Sales revenue fluctuations are intense for products such as CHDO and CPMK. In particular, CPMK revenue fell from RMB 85.98 million in 2022 to RMB 4.41T in January–June 2025, with its share dropping from 12.55% to 0.27%. Qingspring Co., Ltd. explained this as a pesticide-industry de-stocking cycle in 2023. This also reveals the sensitivity of some of the company’s products to downstream industry conditions.
For this IPO, Qingspring Co., Ltd. plans to use most of the funds raised to expand production capacity for MACM and 2-MeTHF. The company’s existing production capacity is already close to saturation, so capacity expansion is intended to meet market demand. However, whether the added capacity can be effectively absorbed by the market, the company has not provided sufficient convincing explanations.
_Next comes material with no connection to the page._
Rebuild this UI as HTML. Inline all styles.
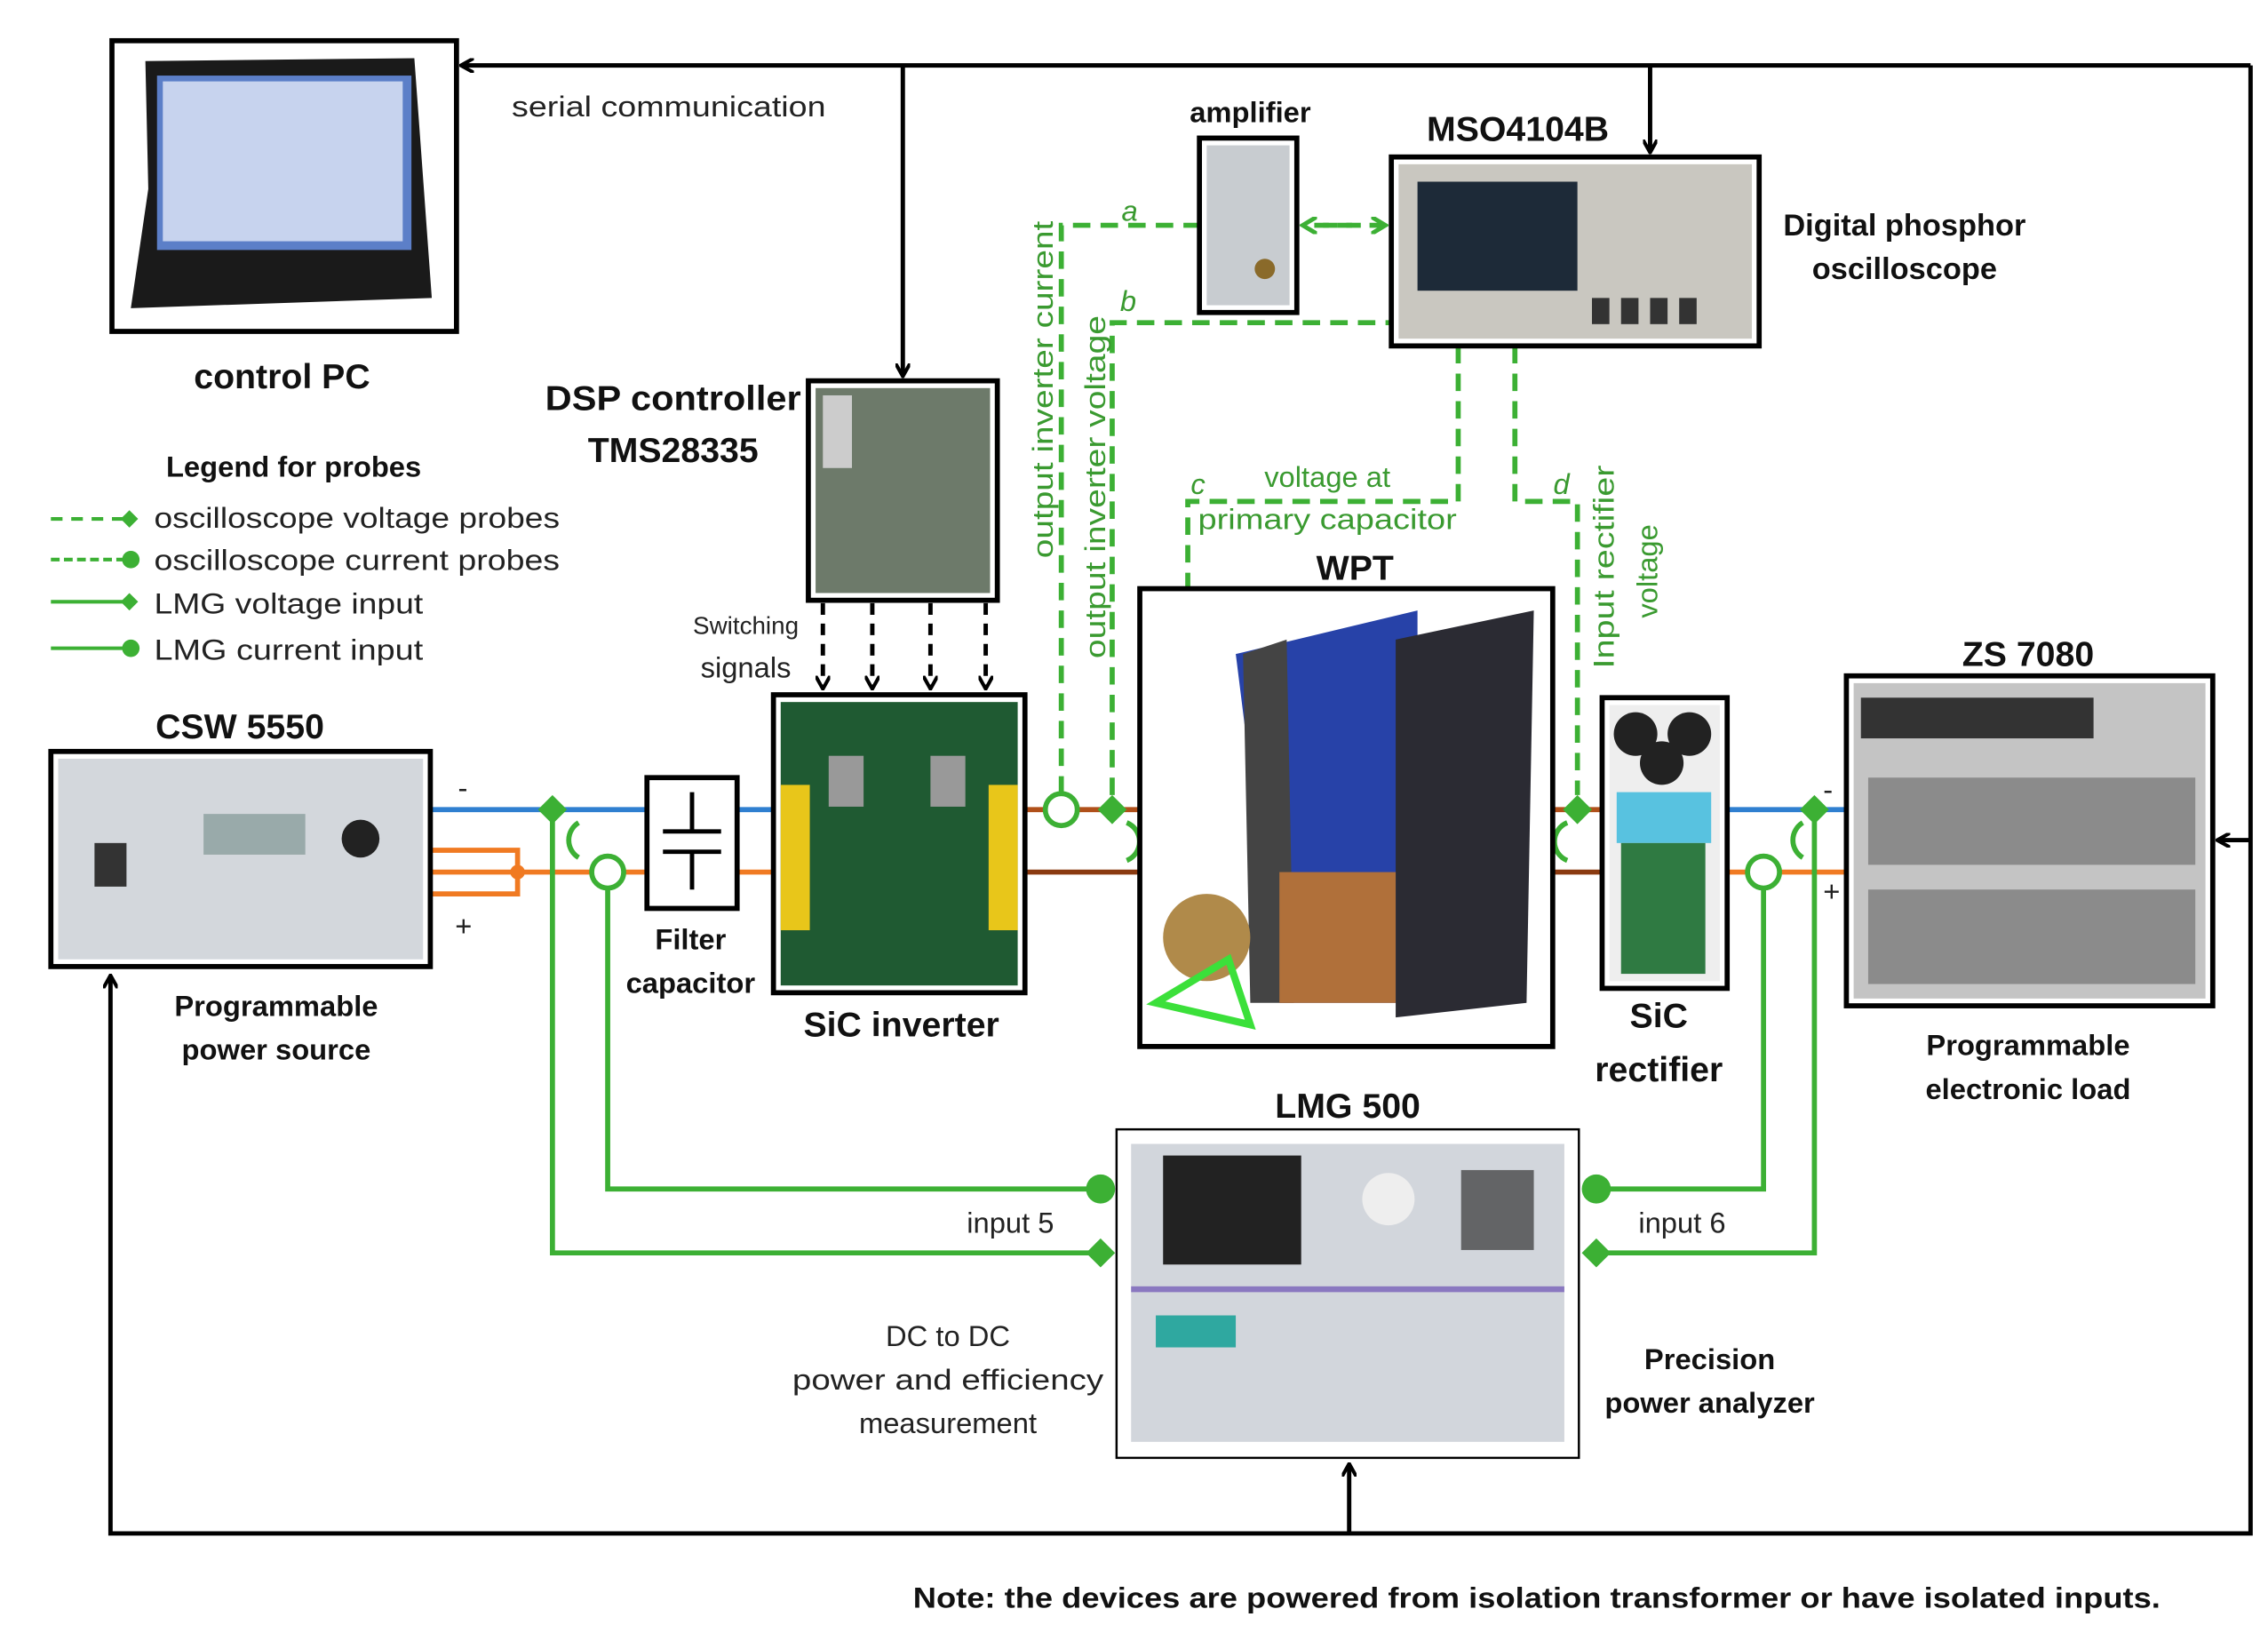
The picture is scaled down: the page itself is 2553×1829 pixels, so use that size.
<!DOCTYPE html>
<html><head><meta charset="utf-8"><style>html,body{margin:0;padding:0;background:#fff}svg{display:block}</style></head><body>
<svg width="2553" height="1829" viewBox="0 0 1560 1118" preserveAspectRatio="none" xmlns="http://www.w3.org/2000/svg" font-family="Liberation Sans, sans-serif">
<defs>
<marker id="ab" markerWidth="10" markerHeight="10" refX="8" refY="5" orient="auto" markerUnits="userSpaceOnUse"><path d="M0,0 L9,5 L0,10" fill="none" stroke="#000" stroke-width="2.5"/></marker>
<marker id="ag" markerWidth="12" markerHeight="12" refX="9" refY="6" orient="auto" markerUnits="userSpaceOnUse"><path d="M0,0 L10,6 L0,12" fill="none" stroke="#3cb034" stroke-width="3"/></marker>
</defs>
<rect width="1560" height="1118" fill="#fff"/>
<g stroke="#000" stroke-width="3" fill="none">
<polyline points="1548,45 1548,1055 76,1055 76,672" marker-end="url(#ab)"/>
<line x1="1548" y1="45" x2="318" y2="45" marker-end="url(#ab)"/>
<line x1="621" y1="45" x2="621" y2="258" marker-end="url(#ab)"/>
<line x1="1135" y1="45" x2="1135" y2="104" marker-end="url(#ab)"/>
<line x1="1548" y1="578" x2="1526" y2="578" marker-end="url(#ab)"/>
<line x1="928" y1="1055" x2="928" y2="1008" marker-end="url(#ab)"/>
<g stroke-dasharray="8,6"><line x1="566" y1="415" x2="566" y2="473" marker-end="url(#ab)"/><line x1="600" y1="415" x2="600" y2="473" marker-end="url(#ab)"/><line x1="640" y1="415" x2="640" y2="473" marker-end="url(#ab)"/><line x1="678" y1="415" x2="678" y2="473" marker-end="url(#ab)"/></g>
</g>
<g stroke-width="3.5" fill="none">
<line x1="296" y1="557" x2="445" y2="557" stroke="#2f7fd0"/><line x1="507" y1="557" x2="532" y2="557" stroke="#2f7fd0"/>
<path d="M296,585 H356 V615 H296 M296,600 H445" stroke="#f07a22"/><line x1="507" y1="600" x2="532" y2="600" stroke="#f07a22"/>
<line x1="705" y1="557" x2="784" y2="557" stroke="#b0501a"/><line x1="705" y1="600" x2="784" y2="600" stroke="#8a3a10"/>
<line x1="1068" y1="557" x2="1102" y2="557" stroke="#b0501a"/><line x1="1068" y1="600" x2="1102" y2="600" stroke="#8a3a10"/>
<line x1="1188" y1="557" x2="1270" y2="557" stroke="#2f7fd0"/><line x1="1188" y1="600" x2="1270" y2="600" stroke="#f07a22"/>
</g>
<circle cx="356" cy="600" r="5" fill="#f07a22"/>
<g stroke="#3cb034" stroke-width="3.5" fill="none">
<polyline points="380,557 380,862 757,862"/><polyline points="418,612 418,818 757,818"/>
<polyline points="1213,612 1213,818 1098,818"/><polyline points="1248,557 1248,862 1098,862"/>
<circle cx="418" cy="600" r="11" fill="#fff"/><circle cx="1213" cy="600" r="11" fill="#fff"/>
<circle cx="730" cy="557" r="11" fill="#fff"/>
<path d="M398,590 a14,14 0 0 1 0,-24" /><path d="M775,592 a14,14 0 0 0 0,-26"/><path d="M1078,592 a14,14 0 0 1 0,-26"/><path d="M1240,590 a14,14 0 0 1 0,-24"/>
</g>
<g fill="#3cb034">
<path d="M380,547 l10,10 -10,10 -10,-10z"/><path d="M1248,547 l10,10 -10,10 -10,-10z"/>
<path d="M757,852 l10,10 -10,10 -10,-10z"/><path d="M1098,852 l10,10 -10,10 -10,-10z"/>
<circle cx="757" cy="818" r="10"/><circle cx="1098" cy="818" r="10"/>
<path d="M765,547 l10,10 -10,10 -10,-10z"/><path d="M817,590 l10,10 -10,10 -10,-10z"/><path d="M1085,547 l10,10 -10,10 -10,-10z"/>
</g>
<g stroke="#3cb034" stroke-width="3.5" fill="none" stroke-dasharray="12,7">
<polyline points="730,546 730,155 825,155"/>
<polyline points="765,547 765,222 957,222"/>
<polyline points="1003,238 1003,345 817,345 817,590"/>
<polyline points="1042,238 1042,345 1085,345 1085,547"/>
<line x1="910" y1="155" x2="952" y2="155" stroke-dasharray="10,6" marker-end="url(#ag)"/>
<line x1="930" y1="155" x2="897" y2="155" stroke-dasharray="10,6" marker-end="url(#ag)"/>
</g>
<g stroke="#3cb034" stroke-width="2.5">
<line x1="35" y1="357" x2="88" y2="357" stroke-dasharray="8,6"/><line x1="35" y1="385" x2="88" y2="385" stroke-dasharray="6,3"/>
<line x1="35" y1="414" x2="88" y2="414"/><line x1="35" y1="446" x2="88" y2="446"/>
</g>
<g fill="#3cb034"><path d="M89,351 l6,6 -6,6 -6,-6z"/><circle cx="90" cy="385" r="6"/><path d="M89,408 l6,6 -6,6 -6,-6z"/><circle cx="90" cy="446" r="6"/></g>
<g stroke="#000" stroke-width="3.5" fill="#fff">
<rect x="77" y="28" width="237" height="200"/>
<rect x="825" y="95" width="67" height="120"/>
<rect x="957" y="108" width="253" height="130"/>
<rect x="556" y="262" width="130" height="151"/>
<rect x="532" y="478" width="173" height="205"/>
<rect x="35" y="517" width="261" height="148"/>
<rect x="445" y="535" width="62" height="90"/>
<rect x="784" y="405" width="284" height="315"/>
<rect x="1102" y="480" width="86" height="200"/>
<rect x="1270" y="465" width="252" height="227"/>
<rect x="768" y="777" width="318" height="226" stroke-width="1.5"/>
</g>
<path d="M100,42 L285,40 L297,205 L90,212 L102,130 Z" fill="#1a1a1a"/><rect x="108" y="52" width="175" height="120" fill="#5c7fc8"/><rect x="112" y="56" width="165" height="110" fill="#c7d3ee"/>
<rect x="830" y="100" width="57" height="110" fill="#c8ccd0"/><circle cx="870" cy="185" r="7" fill="#8a6a2a"/>
<rect x="962" y="113" width="243" height="120" fill="#c9c7c0"/><rect x="975" y="125" width="110" height="75" fill="#1d2a38"/><g fill="#333"><rect x="1095" y="205" width="12" height="18"/><rect x="1115" y="205" width="12" height="18"/><rect x="1135" y="205" width="12" height="18"/><rect x="1155" y="205" width="12" height="18"/></g>
<rect x="561" y="267" width="120" height="141" fill="#6d7a6a"/><rect x="566" y="272" width="20" height="50" fill="#ccc"/>
<rect x="537" y="483" width="163" height="195" fill="#1f5a32"/><rect x="537" y="540" width="20" height="100" fill="#e8c61a"/><rect x="680" y="540" width="20" height="100" fill="#e8c61a"/><rect x="570" y="520" width="24" height="35" fill="#999"/><rect x="640" y="520" width="24" height="35" fill="#999"/>
<rect x="40" y="522" width="251" height="138" fill="#d3d7dc"/><rect x="140" y="560" width="70" height="28" fill="#9aa"/><circle cx="248" cy="577" r="13" fill="#222"/><rect x="65" y="580" width="22" height="30" fill="#333"/>
<line x1="476" y1="545" x2="476" y2="572" stroke="#000" stroke-width="3"/><line x1="456" y1="572" x2="496" y2="572" stroke="#000" stroke-width="3"/><line x1="456" y1="586" x2="496" y2="586" stroke="#000" stroke-width="3"/><line x1="476" y1="586" x2="476" y2="612" stroke="#000" stroke-width="3"/>
<path d="M850,450 L975,420 L975,690 L880,690 Z" fill="#2742a8"/><path d="M960,440 L1055,420 L1050,690 L960,700 Z" fill="#2b2b33"/><path d="M855,450 L885,440 L890,690 L860,690Z" fill="#444"/><rect x="880" y="600" width="80" height="90" fill="#b0703a"/><circle cx="830" cy="645" r="30" fill="#b08a4a"/><path d="M795,690 L845,660 L860,705 Z" fill="none" stroke="#3be03a" stroke-width="5"/>
<rect x="1107" y="485" width="76" height="190" fill="#eee"/><circle cx="1125" cy="505" r="15" fill="#222"/><circle cx="1162" cy="505" r="15" fill="#222"/><circle cx="1143" cy="525" r="15" fill="#222"/><rect x="1112" y="545" width="65" height="35" fill="#58c2e0"/><rect x="1115" y="580" width="58" height="90" fill="#2f7a42"/>
<rect x="1275" y="470" width="242" height="217" fill="#c4c4c4"/><rect x="1280" y="480" width="160" height="28" fill="#333"/><g fill="#666"><rect x="1285" y="535" width="225" height="60" opacity=".6"/><rect x="1285" y="612" width="225" height="65" opacity=".6"/></g>
<rect x="778" y="787" width="298" height="205" fill="#d2d6dc"/><rect x="800" y="795" width="95" height="75" fill="#222"/><circle cx="955" cy="825" r="18" fill="#eee"/><g fill="#333"><rect x="1005" y="805" width="50" height="55" opacity=".7"/></g><rect x="778" y="885" width="298" height="4" fill="#8a78c0"/><rect x="795" y="905" width="55" height="22" fill="#2fa8a0"/>
<g font-weight="bold" font-size="24" text-anchor="middle" fill="#111">
<text x="194" y="267">control PC</text><text x="463" y="282" textLength="176" lengthAdjust="spacingAndGlyphs">DSP controller</text><text x="463" y="318">TMS28335</text>
<text x="860" y="84" font-size="20">amplifier</text><text x="1044" y="97">MSO4104B</text>
<text x="1310" y="162" font-size="21">Digital phosphor</text><text x="1310" y="192" font-size="21">oscilloscope</text>
<text x="202" y="328" font-size="20">Legend for probes</text>
<text x="165" y="508">CSW 5550</text><text x="190" y="699" font-size="20">Programmable</text><text x="190" y="729" font-size="20">power source</text>
<text x="475" y="653" font-size="20">Filter</text><text x="475" y="683" font-size="20">capacitor</text>
<text x="620" y="713">SiC inverter</text><text x="932" y="399">WPT</text>
<text x="1141" y="707">SiC</text><text x="1141" y="744">rectifier</text>
<text x="1395" y="458">ZS 7080</text><text x="1395" y="726" font-size="20">Programmable</text><text x="1395" y="756" font-size="20">electronic load</text>
<text x="927" y="769">LMG 500</text>
<text x="1176" y="942" font-size="20">Precision</text><text x="1176" y="972" font-size="20">power analyzer</text>
<text x="1057" y="1106" font-size="20" textLength="858" lengthAdjust="spacingAndGlyphs">Note: the devices are powered from isolation transformer or have isolated inputs.</text>
</g>
<g font-size="20" fill="#222">
<text x="352" y="80" textLength="216" lengthAdjust="spacingAndGlyphs">serial communication</text>
<text x="106" y="363" textLength="279" lengthAdjust="spacingAndGlyphs">oscilloscope voltage probes</text><text x="106" y="392" textLength="279" lengthAdjust="spacingAndGlyphs">oscilloscope current probes</text>
<text x="106" y="422" textLength="185" lengthAdjust="spacingAndGlyphs">LMG voltage input</text><text x="106" y="454" textLength="185" lengthAdjust="spacingAndGlyphs">LMG current input</text>
<text x="513" y="436" font-size="17" text-anchor="middle">Switching</text><text x="513" y="466" text-anchor="middle">signals</text>
<text x="695" y="848" text-anchor="middle">input 5</text><text x="1157" y="848" text-anchor="middle">input 6</text>
<text x="652" y="926" text-anchor="middle">DC to DC</text><text x="652" y="956" text-anchor="middle" textLength="214" lengthAdjust="spacingAndGlyphs">power and efficiency</text><text x="652" y="986" text-anchor="middle">measurement</text>
<text x="315" y="549">-</text><text x="313" y="644">+</text><text x="1254" y="550">-</text><text x="1254" y="620">+</text>
</g>
<g font-size="20" fill="#3a9a30">
<text x="777" y="152" font-style="italic" text-anchor="middle">a</text><text x="776" y="214" font-style="italic" text-anchor="middle">b</text>
<text x="824" y="340" font-style="italic" text-anchor="middle">c</text><text x="1074" y="340" font-style="italic" text-anchor="middle">d</text>
<text x="913" y="335" text-anchor="middle">voltage at</text><text x="913" y="364" text-anchor="middle" textLength="178" lengthAdjust="spacingAndGlyphs">primary capacitor</text>
<text transform="translate(724,268) rotate(-90)" text-anchor="middle" textLength="232" lengthAdjust="spacingAndGlyphs">output inverter current</text>
<text transform="translate(760,335) rotate(-90)" text-anchor="middle" textLength="236" lengthAdjust="spacingAndGlyphs">output inverter voltage</text>
<text transform="translate(1110,390) rotate(-90)" text-anchor="middle" textLength="140" lengthAdjust="spacingAndGlyphs">Input rectifier</text>
<text transform="translate(1140,393) rotate(-90)" text-anchor="middle">voltage</text>
</g>
</svg>
</body></html>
From the perspective of industry competition, products such as MACM and 2-MeTHF have already attracted international giants like BASF and MINAFIN to compete. Qingspring Co., Ltd.’s current global market shares of 28% and 19% face challenges. At the same time, if it cannot continue to consolidate technological and cost advantages while adding capacity, it may fall into a vicious cycle of “capacity expansion—price war—profit decline.”
Source: Prospectus
Source: Prospectus
The necessity of Qingspring Co., Ltd.’s plan to invest RMB 80 million to replenish working capital is also worth questioning. In the reporting period, the company’s operating cash flow remained positive throughout, at RMB 68.2041 million, RMB 164.7697 million, RMB 160.1327 million, and RMB 59.2616 million, respectively. Its asset-liability ratio declined year by year, from 44.03% at the end of 2022 to 24.63% at the end of June 2025. Overall, its financial position is relatively robust. A sponsor representative said, “With ample internal cash flow and a healthy leverage ratio, if it still allocates funds to replenish working capital as a funded project, regulators may ask about the necessity and reasonableness of the capital-raising. Companies need to further clarify exactly where the future funding gap is reflected.”